Arte diffusera le 17 avril 2018 à 22 h 35 « Printemps 48 - L'Europe à l'heure de la guerre froide », documentaire par Mathias Haentjes. « 1948 : moins de trois ans après la fin de la Seconde Guerre mondiale, la tempête gronde de nouveau sur le Vieux Continent ». 


L’année 1948 reste comme une date marquante de l’immédiat après-guerre. Et ce, dans les domaines politiques, économiques, culturels et sportifs.

Guerre froide
L’Assemblée générale des Nations unies adopte la Déclaration universelle des droits de l’homme et la convention pour la prévention et la répression du crime de génocide.

En 1948, sont instituées des organisations, régionales ou internationales, majeures. Entre en vigueur le GATT (Accord général sur les tarifs douaniers et le commerce) qui en 1949 sera remplacé par l'OMC (Organisation mondiale du commerce).

Le 16 avril est fondée à Paris l’OECE (Organisation européenne de coopération économique, future OCDE) chargée de répartir l’aide américaine fournie dans le cadre du plan Marshall.

Le 26 octobre, le Conseil consultatif de l’Organisation du traité de Bruxelles met sur pied un « Comité pour l’étude et le développement de l’unité européenne », dont les travaux induisent l’institution du Conseil de l’Europe le 5 mai 1949. Les cinq signataires approuvent le principe d’une alliance atlantique.

Le 7 mai, s’ouvre le Congrès de la Haye ou « Congrès de l’Europe », visant une Europe unie, sous la présidence de Winston Churchill. Ce qui aboutit à la création du Conseil de l’Europe (5 mai 1949).

Tandis que se poursuit la Guerre civile grecque (1946-1949), « les anciens Alliés se déchirent et un rideau de fer sépare désormais les Européens. Alors que les communistes accèdent au pouvoir en Tchécoslovaquie » - coup de Prague (20-27 février), « la rupture est consommée entre le Yougoslave Tito et Staline, et Berlin est soumis à un blocus qui se transforme en épreuve de force ».

Par ce blocus, l’Union soviétique interrompt le 23 juin les communications ferroviaires entre Berlin et l’Allemagne de l’Ouest.

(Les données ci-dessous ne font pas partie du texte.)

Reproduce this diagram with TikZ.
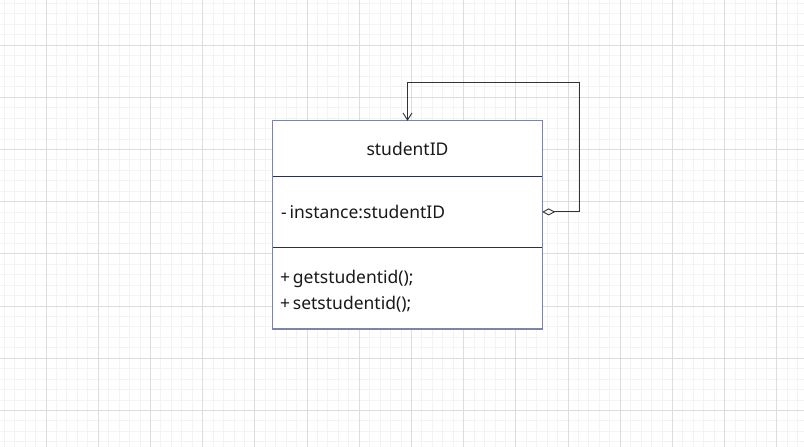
\documentclass[tikz,border=0pt]{standalone}
\usepackage{fontspec}
\setmainfont{Noto Sans}
\usetikzlibrary{positioning,arrows.meta}

\definecolor{gridminor}{HTML}{F3F3F3}
\definecolor{gridmajor}{HTML}{DDDDDD}
\definecolor{boxline}{HTML}{7F84A6}
\definecolor{divline}{HTML}{2B2F58}
\definecolor{linkline}{HTML}{333333}

\begin{document}
\begin{tikzpicture}[
            x=1pt, y=-1pt,
            compartment/.style={rectangle, inner sep=0pt, minimum width=269pt, text=black!90, font=\fontsize{17.5}{26}\selectfont},
            outline/.style={draw=boxline, line width=1.3pt},
            divider/.style={draw=divline, line width=1pt},
            selfref/.style={draw=linkline, line width=0.9pt, {Diamond[open,length=13pt,width=7pt]}-{Straight Barb[length=7pt,width=9pt]}}
            ]

            \useasboundingbox (0,0) rectangle (804,447);
            \fill[white] (0,0) rectangle (804,447);

            % Background grid
            \foreach \i in {0,...,78} {
                \draw[gridminor, line width=0.8pt] ({-6.2+10.44*\i},0) -- ({-6.2+10.44*\i},447);
            }
            \foreach \i in {0,...,43} {
                \draw[gridminor, line width=0.8pt] (0,{-7.2+10.44*\i}) -- (804,{-7.2+10.44*\i});
            }
            \foreach \i in {0,...,15} {
                \draw[gridmajor, line width=0.8pt] ({-6.2+52.2*\i},0) -- ({-6.2+52.2*\i},447);
            }
            \foreach \i in {0,...,9} {
                \draw[gridmajor, line width=0.8pt] (0,{-7.2+52.2*\i}) -- (804,{-7.2+52.2*\i});
            }

            % Class compartments
            \node[compartment, minimum height=55pt, fill=white] (title) at (407.5,148.5) {studentID};
            \node[compartment, minimum height=71pt, fill=white, below=0pt of title] (attr) {};
            \node[compartment, minimum height=81pt, fill=white, below=0pt of attr] (ops) {};

            \node[compartment, minimum width=0pt, anchor=west] (attrtext) at ([xshift=8pt]attr.west) {-\,instance:studentID};
            \node[compartment, minimum width=0pt, anchor=west, align=left] (opstext) at ([xshift=7pt,yshift=-3pt]ops.west) {+\,getstudentid();\\+\,setstudentid();};

            \draw[divider] (title.south west) -- (title.south east);
            \draw[divider] (attr.south west) -- (attr.south east);
            \draw[outline] (title.north west) rectangle (ops.south east);

            % Self association
            \coordinate (loop) at (579,82);
            \draw[selfref] (attr.east) -| (loop) -| (title.north);

        \end{tikzpicture}
\end{document}
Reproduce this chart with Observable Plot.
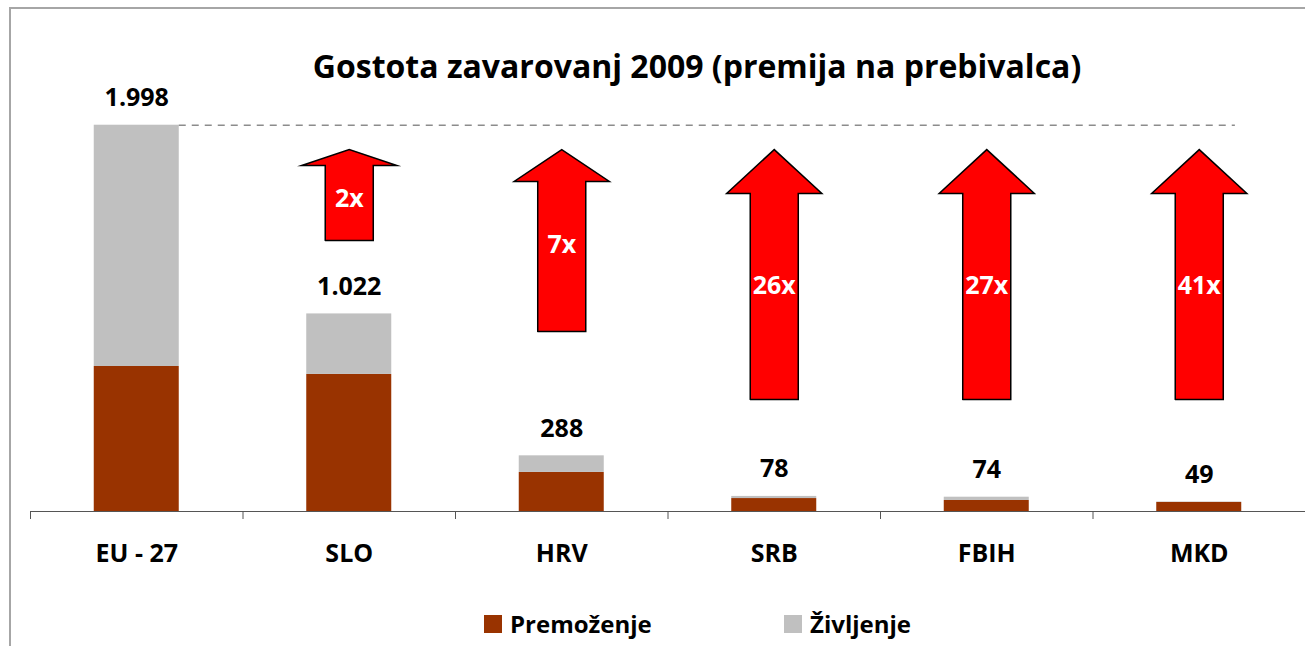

Pour le contrer, les Occidentaux mettent en place le 26 juin un pont aérien vers Berlin-Ouest.

« Au printemps 1948, des événements marquants viennent accentuer les divisions ».

« Des images d’archives, des citations d’auteures de l’époque (Anna Seghers, Simone de Beauvoir) et des témoignages, notamment ceux de l’historien français Marc Ferro, du comédien allemand Günter Lamprecht et de l’écrivaine russe Maya Turovskaya, font revivre l’incertitude et la crainte qui prévalaient en cette année mouvementée ».

Aux Etats-Unis, le président Harry S. Truman est réélu.

Le 31 juillet, le procès  d’Alfried Krupp prend fin par le verdict rendu par le tribunal militaire américain de Nuremberg. Il est condamné à douze ans de prison et ses biens sont confisqués. En 1951, le Haut-commissaire américain l’amnistie et Krupp récupère sa fortune personnelle.

Le 21 novembre, le Comité antifasciste juif en Union soviétique est dissous au prétexte qu’il serait un « centre de propagande antisoviétique », après l’assassinat de son président Solomon Mikhoels le 7 janvier. Les dirigeants soviétiques initient une campagne pour détruire ce qui demeure de la culture juive (1948-1952).

Des purges dans des Partis communistes d’Europe de l’Est évincent, éliminent des adhérents jugés peu sûrs.

En février, un accord entre le gouvernement de la République populaire de Bulgarie et de l’Agence juive reconnait le droit des Juifs à l’émigration. De septembre 1948 à septembre 1949, 38 000 Bulgares émigrent.

Le 9 mai, la Tchécoslovaquie devient une « démocratie populaire » sous l’orbite de l’URSS (Union des républiques socialistes soviétiques). Des procès visent les fascistes et les opposants, ou présentés comme tels, au régime.

Le 4 août, la République populaire roumaine décrète le « régime général des cultes » plaçant les religions sous le contrôle de l’Etat.

Le congrès mondial des intellectuels pour la paix se tient à Wroclaw du 25 au 28 août. Y participent Vercors, Marcel Prenant, Pierre Seghers, Aimé Césaire, Picasso, Fernand Léger, Paul Éluard et Irène Joliot-Curie.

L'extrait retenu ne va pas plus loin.